“There is no officer in charge here,” the colonel said. “We are all passing through without stopping, so there is no organization at this point. I’m sorry I can’t do anything for you. You had better get out of here as quickly as you can. The Germans will probably be here in an hour.” From these words I realized with a shock that the defense of the left bank of the Loire was not even being considered, and that the army was retreating indefinitely. I looked up and down the long banks of the river. There were no fortified positions whatsoever. I saw only one lonely soldier standing by the side of a machine gun. He seemed to be wondering whether he had been forgotten there.
South of the Loire, the bewilderment of the troops deepened, for all of them had expected that that line would be held. Time and again I heard the question asked: “Where are we going?” Those who clung to hope to the last declared desperately: “The generals must have a plan. Our orders are to retreat as quickly as we can. There must be reasons for it.” But most of them simply gave up the attempt to understand what was going on, and why no effort was being made to resist.
For three months after the armistice I remained in France. I wanted to find out the story behind the defeat. What I have to tell is not pure hypothesis. It is the only possible explanation which can be deduced from a number of unknown or little known facts which I took the greatest trouble to verify. Here is the story:
There has been ample occasion in recent years to observe Nazi propaganda tactics, among them the method which consists in selecting the most appropriate arguments to convince any group the Nazis wish to win over, even when those arguments are directly contrary to those used with another group. Such a procedure would seem on the surface likely to defeat its own aims; but it is the tendency of each group to believe what it wants to believe, that Hitler is telling the truth, while deceiving its adversaries. It is the same state of mentality which confidence men evoke in such tested swindles as the rosary game, in which the sucker is led to see himself as the accomplice in victimizing someone else and thus never imagines that he is marked for the role of victim himself.
It was in this fashion that Germany laid the foundation for France’s defeat by corrupting different groups of the population in different ways. Agents of Berlin told the French Communists, for instance, that Germany was Soviet Russia’s ally, and that if Hitler won the war, he would not oppose a Communist Revolution in France. The new French Soviet Republic could then conclude an alliance with Germany, Russia, and Italy and take part in the totalitarian reconstruction of postwar Europe. French Communist leaders swallowed this propaganda, and the result was slowing down of production in munitions plants due to insidious Communist propaganda against which the Interior Ministry tried in vain to take effective measures.

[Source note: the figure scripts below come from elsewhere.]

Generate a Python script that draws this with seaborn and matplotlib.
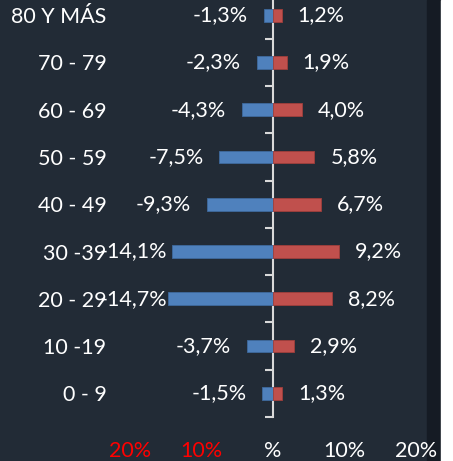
import matplotlib
matplotlib.use('Agg')
import matplotlib.pyplot as plt
from matplotlib.patches import Rectangle
import seaborn as sns
import pandas as pd

# datos (de arriba a abajo)
grupos = ['80 Y MÁS', '70 - 79', '60 - 69', '50 - 59', '40 - 49',
          '30 -39', '20 - 29', '10 -19', '0 - 9']
hombres = [-1.3, -2.3, -4.3, -7.5, -9.3, -14.1, -14.7, -3.7, -1.5]
mujeres = [1.2, 1.9, 4.0, 5.8, 6.7, 9.2, 8.2, 2.9, 1.3]
xticks = [-20, -10, 0, 10, 20]
xtick_labels = ['20%', '10%', '%', '10%', '20%']

df = pd.DataFrame({'grupo': grupos, 'H': hombres, 'M': mujeres})

bg = '#222b36'
fs = 15.5
W, H = 453, 461
fig = plt.figure(figsize=(W / 100, H / 100), dpi=100, facecolor=bg)
plt.rcParams['font.family'] = ['Lato', 'DejaVu Sans']

# franja oscura y borde blanco a la derecha
fig.patches.append(Rectangle((427 / W, 0), 14 / W, 1, transform=fig.transFigure,
                             color='#151b24', zorder=0))
fig.patches.append(Rectangle((441 / W, 0), 12 / W, 1, transform=fig.transFigure,
                             color='white', zorder=0))

ax_l, ax_r, ax_b = 108, 427, 417
ax = fig.add_axes([ax_l / W, (H - ax_b) / H, (ax_r - ax_l) / W, ax_b / H])
ax.set_facecolor('none')
ax.set_zorder(1)

sns.barplot(data=df, x='H', y='grupo', order=grupos, orient='h', color='#4f81bd',
            saturation=1, width=0.27, ax=ax, edgecolor='#3e6a9e', linewidth=0.6)
sns.barplot(data=df, x='M', y='grupo', order=grupos, orient='h', color='#c0504d',
            saturation=1, width=0.27, ax=ax, edgecolor='#a03f3c', linewidth=0.6)

px = 7.15  # pixeles por 1%
ax.set_xlim(-(273 - ax_l) / px, (ax_r - 273) / px)
ax.set_ylim(len(grupos) - 0.5, -0.32)

for s in ax.spines.values():
    s.set_visible(False)

ax.set_xlabel('')
ax.set_ylabel('')
ax.set_xticks(xticks)
ax.set_xticklabels(xtick_labels, fontsize=fs)
for lab, v in zip(ax.get_xticklabels(), xticks):
    lab.set_color('#ff0000' if v < 0 else 'white')
ax.tick_params(axis='x', length=0, pad=17)
ax.tick_params(axis='y', length=0, pad=1, labelsize=fs, labelcolor='white')

# eje vertical en 0 con marcas entre grupos
x0 = (0 - ax.get_xlim()[0]) / (ax.get_xlim()[1] - ax.get_xlim()[0])
sec = ax.secondary_yaxis(x0)
sec.set_yticks([i + 0.5 for i in range(len(grupos))])
sec.set_yticklabels([])
sec.tick_params(length=6, width=1.5, color='#d9d9d9', direction='in')
for s in sec.spines.values():
    s.set_color('#d9d9d9')
    s.set_linewidth(1.5)

fmt = lambda v: f'{v:.1f}%'.replace('.', ',')
neg_labels = []
for i, (h, m) in enumerate(zip(hombres, mujeres)):
    ax.annotate(fmt(m), (m, i), xytext=(11.5, 0), textcoords='offset points',
                ha='left', va='center', color='white', fontsize=fs)
    t = ax.annotate(fmt(h), (h, i), xytext=(-11.5, 0), textcoords='offset points',
                    ha='right', va='center', color='white', fontsize=fs, zorder=1)
    neg_labels.append(t)

# etiquetas que no caben se pegan al borde del area
lim = 100
fig.canvas.draw()
r = fig.canvas.get_renderer()
for t in neg_labels:
    bb = t.get_window_extent(r)
    if bb.x0 < lim:
        dx = (lim - bb.x0) * 72 / 100
        t.xyann = (t.xyann[0] + dx, 0)

fig.savefig('out.png', dpi=100, facecolor=bg)
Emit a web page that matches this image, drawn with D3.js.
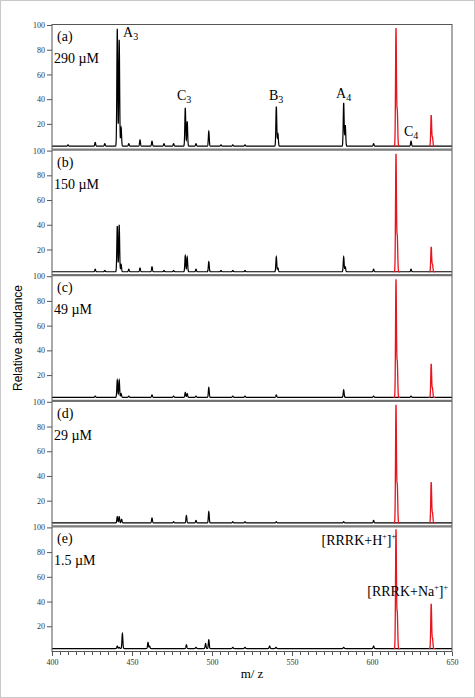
<!DOCTYPE html>
<html><head><meta charset="utf-8">
<script src="https://cdn.jsdelivr.net/npm/d3@7"></script>
<style>body{margin:0;background:#fff}svg{display:block}</style>
</head><body>
<script>
const panelLabels = ["(a)", "(b)", "(c)", "(d)", "(e)"];
const concentrations = ["290 \u00b5M", "150 \u00b5M", "49 \u00b5M", "29 \u00b5M", "1.5 \u00b5M"];
const yTicks = [20, 40, 60, 80, 100];
const xTicks = [400, 450, 500, 550, 600, 650];
// peaks: [m/z, height]
const peaksA = [[410,3],[427,5],[433,4],[440.8,97],[442,88],[443.2,17],[448,4],[455,7],[462.5,6],[470,4],[476,4],[483.3,33],[484.5,22],[490,4],[498,14],[505.6,3],[513,3],[520.6,3],[540.2,34],[541.2,12],[582.3,37],[583.3,19],[601,4],[624.4,6]];
const peaksB = [[427,4],[433,3],[440.8,39],[442,40],[443.2,8],[448,4],[455,5],[462.5,6],[470,3],[476,3],[483.3,15],[484.5,14],[490,4],[498,10],[505.6,3],[513,3],[520.6,3],[540.2,14],[541.2,5],[582.3,14],[583.3,6],[601,4],[624.4,4]];
const peaksC = [[427,3],[440.8,16],[442,16],[443.2,5],[448,3],[462.5,4],[476,3],[483.3,6],[484.5,5],[490,3],[498,10],[513,3],[520.6,3],[540.2,4],[582.3,8],[601,3],[624.4,3]];
const peaksD = [[440.8,7],[442,7],[443.5,5],[462.5,6],[476,3],[484,8],[490,4],[498,11],[513,3],[520.6,3],[540.2,3],[582.3,3],[601,4]];
const peaksE = [[440.8,4],[442,3],[444,14],[460,7],[461,4],[484,5],[490,3],[496,6],[498,9],[513,3],[520.6,3],[536,4],[540,3],[582.3,3],[601,4]];
const redA = [[615,97],[615.8,30],[637,27],[637.8,9]];
const redB = [[615,97],[615.8,30],[637,22],[637.8,8]];
const redC = [[615,97],[615.8,30],[637,29],[637.8,9]];
const redD = [[615,97],[615.8,32],[637,35],[637.8,10]];
const redE = [[615,98],[615.8,30],[637,38],[637.8,10]];
const blackPeaks = [peaksA, peaksB, peaksC, peaksD, peaksE];
const redPeaks = [redA, redB, redC, redD, redE];
const baseline = 2;

const W = 475, H = 698;
const mLeft = 52, mRight = 452, mTop = 24, mBottom = 652;
const ph = (mBottom - mTop) / 5;
const svg = d3.select("body").append("svg").attr("width", W).attr("height", H);
svg.append("rect").attr("x",0.5).attr("y",0.5).attr("width",W-1).attr("height",H-1).attr("fill","#fff").attr("stroke","#c8c8c8");
const x = d3.scaleLinear().domain([400, 650]).range([mLeft, mRight]);

function spectrum(peaks, lo, hi) {
  const pts = [];
  for (let m = lo; m <= hi + 1e-9; m += 0.05) {
    let v = baseline;
    for (const [c, h] of peaks) {
      const s = 0.28;
      v += (h - baseline) * Math.exp(-((m - c) ** 2) / (2 * s * s));
    }
    pts.push([m, Math.min(v, 100)]);
  }
  return pts;
}

for (let i = 0; i < 5; i++) {
  const y0 = mTop + i * ph;
  const y = d3.scaleLinear().domain([0, 100]).range([y0 + ph - 1, y0 + 1]);
  const g = svg.append("g");
  const line = d3.line().x(d => x(d[0])).y(d => y(d[1]));
  g.append("path").attr("d", line(spectrum(blackPeaks[i], 400, 650))).attr("fill","none").attr("stroke","#000").attr("stroke-width",1.2);
  g.append("path").attr("d", line(spectrum(redPeaks[i], 613.5, 617.5))).attr("fill","none").attr("stroke","#e8141e").attr("stroke-width",1.3);
  g.append("path").attr("d", line(spectrum(redPeaks[i], 635.5, 639.5))).attr("fill","none").attr("stroke","#e8141e").attr("stroke-width",1.3);
  g.append("rect").attr("x",mLeft).attr("y",y0 + 0.5).attr("width",mRight-mLeft).attr("height",ph - 1).attr("fill","none").attr("stroke","#555").attr("stroke-width",1);
  const ya = g.append("g").attr("transform",`translate(${mLeft},0)`).call(d3.axisLeft(y).tickValues(yTicks).tickSize(5).tickPadding(2));
  ya.select(".domain").remove();
  ya.selectAll("text").attr("font-family","Liberation Serif").attr("font-size",8).attr("fill","#333");
  ya.selectAll("line").attr("stroke","#555");
  g.append("text").attr("x",57).attr("y",y0+17).text(panelLabels[i]).attr("font-family","Liberation Serif").attr("font-size",14);
  g.append("text").attr("x",54).attr("y",y0+39).text(concentrations[i]).attr("font-family","Liberation Serif").attr("font-size",14);
}

const xa = svg.append("g").attr("transform",`translate(0,${mBottom})`).call(d3.axisBottom(x).tickValues(xTicks).tickSize(4).tickPadding(3));
xa.select(".domain").remove();
xa.selectAll("text").attr("font-family","Liberation Serif").attr("font-size",8).attr("fill","#333");
xa.selectAll("line").attr("stroke","#555");
svg.append("g").attr("transform",`translate(0,${mBottom})`).call(d3.axisBottom(x).ticks(50).tickSize(3).tickFormat("")).call(s=>{s.select(".domain").remove();s.selectAll("line").attr("stroke","#555");});

svg.append("text").attr("x",(mLeft+mRight)/2).attr("y",678).attr("text-anchor","middle").text("m/ z").attr("font-family","Liberation Serif").attr("font-size",13);
svg.append("text").attr("transform",`translate(22,${(mTop+mBottom)/2}) rotate(-90)`).attr("text-anchor","middle").text("Relative abundance").attr("font-family","Liberation Sans").attr("font-size",12);

const serif = "Liberation Serif";
function ann(txt, sub, xx, yy) {
  const t = svg.append("text").attr("x",xx).attr("y",yy).attr("font-family",serif).attr("font-size",14);
  t.append("tspan").text(txt);
  t.append("tspan").text(sub).attr("font-size",10).attr("dy",3);
}
ann("A","3",123,37);
ann("C","3",177,100);
ann("B","3",269,100);
ann("A","4",336,98);
ann("C","4",404,136);
function ion(label, xx, yy) {
  const t = svg.append("text").attr("x",xx).attr("y",yy).attr("font-family",serif).attr("font-size",14).attr("text-anchor","end");
  t.append("tspan").text(label);
  t.append("tspan").text("+").attr("font-size",8).attr("dy",-6);
  t.append("tspan").text("]").attr("dy",6);
  t.append("tspan").text("+").attr("font-size",8).attr("dy",-6);
}
ion("[RRRK+H", 396, 545);
ion("[RRRK+Na", 448, 596);
</script>
</body></html>
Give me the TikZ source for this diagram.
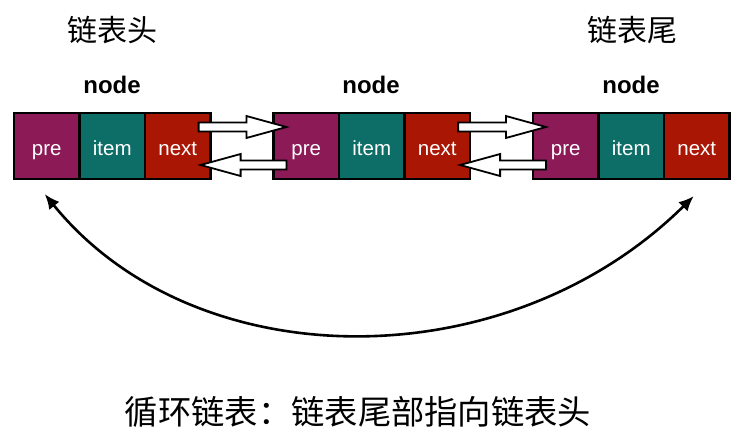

There were many evidences that Communists believed they were working in accord with Germany. After the armistice, Communist factory workers in the occupied region on several occasions started the singing of the Internationale in the factories where they were employed with the idea that this would please their new masters, and were surprised that it didn’t.
During the war, the Communists had been given reasons for believing that they were on the side of the Germans. Some of the French Bolshevik leaders who deserted during the war fled to Germany. Findings of French radiogoniometric services proved that Communist short-wave stations broadcasting in French were operating from Germany. After the German troops reached Paris, several young French writers known for their Communist sympathies, who had remained behind when most other Leftists had fled, were immediately given important places, such as the editing of Paris daily papers, by the Nazi authorities. These incidents demonstrate that the Germans had succeeded in establishing relationships with French Communist leaders during the war; but it must be recorded that the majority of Communist workmen remained definitely hostile to the Nazis.
This failure to enlist the support among the Communist rank and file which had been found among the leaders convinced the German secret service early that there was no real chance of bringing about the defeat of France by fomenting a Bolshevik revolution. If such a method had been feasible, Nazi Germany would certainly not have hesitated to apply it, just as Imperial Germany did not hesitate to send Lenin and his companions in their famous sealed railroad coach into Russia in 1917.
Under the circumstances, the Communist movement was taken advantage of by the Germans only to the extent of being employed to create as much unrest as possible among French workers, who did not even realize to what influences they were being exposed. The chief effort of German secret agents was concentrated on conservative circles, which, according to reports received at the Wilhelmstrasse, were in a much better position to exert effective influence on the outcome of the war.
There was nothing contradictory about this willingness on the part of the Nazis to cooperate with either the extreme Left or the extreme Right, or even with both simultaneously, since their object, whatever their dupes might think, was not to help them to victory, but to use them as a tool to weaken the unity and the power of the government. Nazi propaganda welcomed any loophole through which it might penetrate into the vitals of a foreign country with the aid of any resistance to the regime which might already exist there.